As the Boston College community begins to depart Chestnut Hill for Thanksgiving break, BC Chief of Police Bill Evans is reminding off-campus students to make sure they lock up before they escape campus for the beginning of the holiday season.
Evans sent out a reminder to the community via email and across BCPD’s social media channels, urging students to be proactive in preventing potential crimes from occurring.
“Traditionally, especially off campus, a lot of the students leave their apartments,” Evans said. “I was in that district for nine years, and traditionally [break-ins] go up because there’s nobody around. That’s why we sent out [the email]: If you have valuable electronics, if you can take them home, and if not make sure you lock your doors, lock your windows, and pull your air conditioners out of windows.”
Evans said that the break-in rate can increase during the holiday season, due to the fact that it’s a time ripe for crimes of opportunity. This is a situation Evans and BCPD lieutenant Jeffrey Postell emphasized was behind some of the break-in issues that plagued the Allston-Brighton neighborhoods off-campus students call home this past September. Once residents concentrated on securing all ports of entry in their home, as well as surveying the area to make sure items like ladders weren’t lying around—giving potential criminals a much easier route to commit a crime—the spike in reported break-ins immediately ceased.
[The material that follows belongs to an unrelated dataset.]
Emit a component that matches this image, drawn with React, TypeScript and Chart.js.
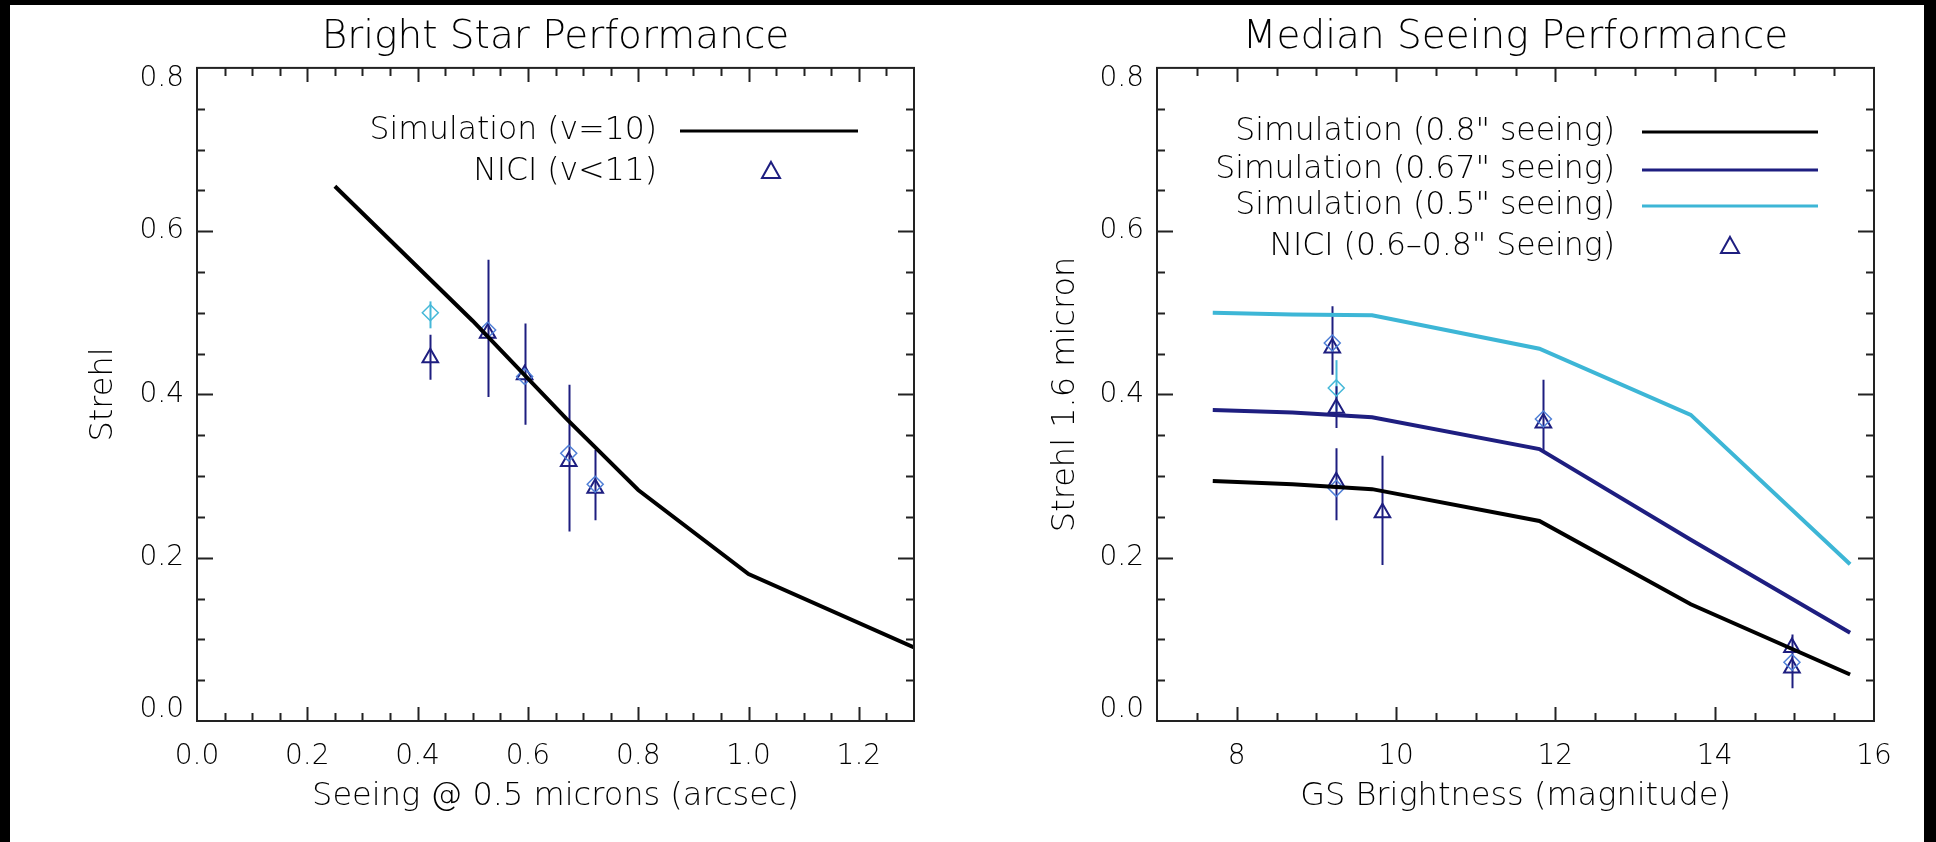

The email urged students not only to lock doors, windows, and remove AC units, but also to activate any tracking devices residents may have on electronics in their homes, as well as the usual emphasis on reporting suspicious activity to local law enforcement by calling 911.
“It becomes a little bit of a ghost town in the student areas over the holidays,” Evans said. “If you have a neighbor, let your neighbor know you’re going to be gone and they can keep an eye on your property too.”